◆ Recorded data:
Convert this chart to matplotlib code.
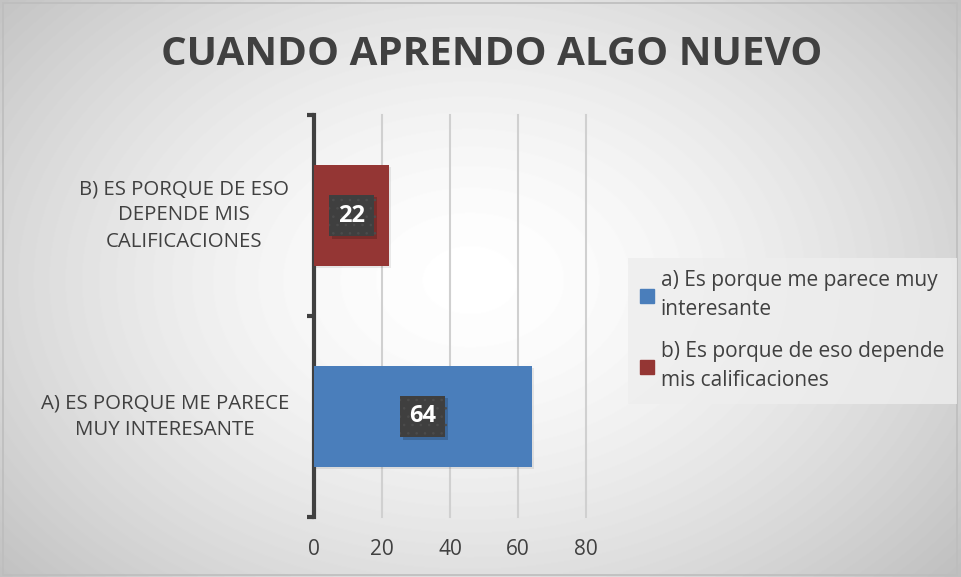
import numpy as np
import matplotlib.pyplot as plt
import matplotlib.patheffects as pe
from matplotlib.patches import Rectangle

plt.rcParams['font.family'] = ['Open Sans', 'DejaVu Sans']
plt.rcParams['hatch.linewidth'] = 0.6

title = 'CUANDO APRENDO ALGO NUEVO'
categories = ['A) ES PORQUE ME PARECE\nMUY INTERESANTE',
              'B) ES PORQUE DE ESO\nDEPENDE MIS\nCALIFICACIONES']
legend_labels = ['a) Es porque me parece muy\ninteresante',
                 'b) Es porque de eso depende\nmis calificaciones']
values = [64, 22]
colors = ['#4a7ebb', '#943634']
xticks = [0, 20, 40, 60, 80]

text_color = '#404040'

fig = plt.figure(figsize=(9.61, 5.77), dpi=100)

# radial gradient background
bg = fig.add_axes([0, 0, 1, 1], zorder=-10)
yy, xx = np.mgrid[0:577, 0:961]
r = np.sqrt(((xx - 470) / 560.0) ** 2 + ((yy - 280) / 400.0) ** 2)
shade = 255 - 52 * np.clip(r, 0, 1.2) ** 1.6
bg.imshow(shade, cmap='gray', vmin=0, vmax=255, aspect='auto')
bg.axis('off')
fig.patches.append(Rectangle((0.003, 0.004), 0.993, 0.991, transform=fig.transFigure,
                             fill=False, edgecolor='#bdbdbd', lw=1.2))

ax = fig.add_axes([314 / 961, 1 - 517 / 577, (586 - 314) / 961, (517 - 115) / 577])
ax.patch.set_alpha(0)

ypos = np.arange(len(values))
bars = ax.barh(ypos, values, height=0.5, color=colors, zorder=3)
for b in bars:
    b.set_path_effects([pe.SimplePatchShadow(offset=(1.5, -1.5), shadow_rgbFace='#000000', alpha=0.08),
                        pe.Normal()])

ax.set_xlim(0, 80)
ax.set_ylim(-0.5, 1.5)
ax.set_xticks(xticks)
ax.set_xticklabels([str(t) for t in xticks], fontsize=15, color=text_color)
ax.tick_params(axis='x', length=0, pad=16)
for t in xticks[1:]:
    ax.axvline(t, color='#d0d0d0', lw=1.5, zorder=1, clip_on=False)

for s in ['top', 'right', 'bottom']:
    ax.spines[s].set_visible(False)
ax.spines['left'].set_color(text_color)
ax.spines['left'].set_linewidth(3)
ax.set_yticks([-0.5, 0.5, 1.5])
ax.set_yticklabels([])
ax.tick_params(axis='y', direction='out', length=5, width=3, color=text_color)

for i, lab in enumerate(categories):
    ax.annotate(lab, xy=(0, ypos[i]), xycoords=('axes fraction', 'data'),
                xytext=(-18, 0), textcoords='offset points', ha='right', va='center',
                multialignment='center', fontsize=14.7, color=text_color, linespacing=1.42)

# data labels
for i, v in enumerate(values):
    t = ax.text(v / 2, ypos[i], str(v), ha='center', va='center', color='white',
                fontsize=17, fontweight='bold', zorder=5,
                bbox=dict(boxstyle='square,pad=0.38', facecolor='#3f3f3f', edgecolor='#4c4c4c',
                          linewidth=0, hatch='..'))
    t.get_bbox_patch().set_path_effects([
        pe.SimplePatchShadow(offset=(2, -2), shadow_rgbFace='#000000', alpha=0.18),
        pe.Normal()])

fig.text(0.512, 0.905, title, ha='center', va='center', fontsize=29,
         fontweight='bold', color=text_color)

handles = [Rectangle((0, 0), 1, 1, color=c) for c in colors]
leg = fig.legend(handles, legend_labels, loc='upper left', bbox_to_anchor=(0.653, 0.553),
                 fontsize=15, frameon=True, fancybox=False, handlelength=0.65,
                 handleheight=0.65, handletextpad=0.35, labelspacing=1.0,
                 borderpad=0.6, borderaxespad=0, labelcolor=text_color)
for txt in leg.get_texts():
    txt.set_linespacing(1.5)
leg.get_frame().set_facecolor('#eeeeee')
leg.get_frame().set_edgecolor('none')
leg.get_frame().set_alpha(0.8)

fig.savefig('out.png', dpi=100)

◆ To be done: Transcribe the material exactly, and leave out whatever pictures it holds.

◆ Answer below:
Convert this chart to matplotlib code.
import numpy as np
import matplotlib.pyplot as plt
import matplotlib.patheffects as pe
from matplotlib.patches import Rectangle

plt.rcParams['font.family'] = ['Open Sans', 'DejaVu Sans']
plt.rcParams['hatch.linewidth'] = 0.6

title = 'CUANDO APRENDO ALGO NUEVO'
categories = ['A) ES PORQUE ME PARECE\nMUY INTERESANTE',
              'B) ES PORQUE DE ESO\nDEPENDE MIS\nCALIFICACIONES']
legend_labels = ['a) Es porque me parece muy\ninteresante',
                 'b) Es porque de eso depende\nmis calificaciones']
values = [64, 22]
colors = ['#4a7ebb', '#943634']
xticks = [0, 20, 40, 60, 80]

text_color = '#404040'

fig = plt.figure(figsize=(9.61, 5.77), dpi=100)

# radial gradient background
bg = fig.add_axes([0, 0, 1, 1], zorder=-10)
yy, xx = np.mgrid[0:577, 0:961]
r = np.sqrt(((xx - 470) / 560.0) ** 2 + ((yy - 280) / 400.0) ** 2)
shade = 255 - 52 * np.clip(r, 0, 1.2) ** 1.6
bg.imshow(shade, cmap='gray', vmin=0, vmax=255, aspect='auto')
bg.axis('off')
fig.patches.append(Rectangle((0.003, 0.004), 0.993, 0.991, transform=fig.transFigure,
                             fill=False, edgecolor='#bdbdbd', lw=1.2))

ax = fig.add_axes([314 / 961, 1 - 517 / 577, (586 - 314) / 961, (517 - 115) / 577])
ax.patch.set_alpha(0)

ypos = np.arange(len(values))
bars = ax.barh(ypos, values, height=0.5, color=colors, zorder=3)
for b in bars:
    b.set_path_effects([pe.SimplePatchShadow(offset=(1.5, -1.5), shadow_rgbFace='#000000', alpha=0.08),
                        pe.Normal()])

ax.set_xlim(0, 80)
ax.set_ylim(-0.5, 1.5)
ax.set_xticks(xticks)
ax.set_xticklabels([str(t) for t in xticks], fontsize=15, color=text_color)
ax.tick_params(axis='x', length=0, pad=16)
for t in xticks[1:]:
    ax.axvline(t, color='#d0d0d0', lw=1.5, zorder=1, clip_on=False)

for s in ['top', 'right', 'bottom']:
    ax.spines[s].set_visible(False)
ax.spines['left'].set_color(text_color)
ax.spines['left'].set_linewidth(3)
ax.set_yticks([-0.5, 0.5, 1.5])
ax.set_yticklabels([])
ax.tick_params(axis='y', direction='out', length=5, width=3, color=text_color)

for i, lab in enumerate(categories):
    ax.annotate(lab, xy=(0, ypos[i]), xycoords=('axes fraction', 'data'),
                xytext=(-18, 0), textcoords='offset points', ha='right', va='center',
                multialignment='center', fontsize=14.7, color=text_color, linespacing=1.42)

# data labels
for i, v in enumerate(values):
    t = ax.text(v / 2, ypos[i], str(v), ha='center', va='center', color='white',
                fontsize=17, fontweight='bold', zorder=5,
                bbox=dict(boxstyle='square,pad=0.38', facecolor='#3f3f3f', edgecolor='#4c4c4c',
                          linewidth=0, hatch='..'))
    t.get_bbox_patch().set_path_effects([
        pe.SimplePatchShadow(offset=(2, -2), shadow_rgbFace='#000000', alpha=0.18),
        pe.Normal()])

fig.text(0.512, 0.905, title, ha='center', va='center', fontsize=29,
         fontweight='bold', color=text_color)

handles = [Rectangle((0, 0), 1, 1, color=c) for c in colors]
leg = fig.legend(handles, legend_labels, loc='upper left', bbox_to_anchor=(0.653, 0.553),
                 fontsize=15, frameon=True, fancybox=False, handlelength=0.65,
                 handleheight=0.65, handletextpad=0.35, labelspacing=1.0,
                 borderpad=0.6, borderaxespad=0, labelcolor=text_color)
for txt in leg.get_texts():
    txt.set_linespacing(1.5)
leg.get_frame().set_facecolor('#eeeeee')
leg.get_frame().set_edgecolor('none')
leg.get_frame().set_alpha(0.8)

fig.savefig('out.png', dpi=100)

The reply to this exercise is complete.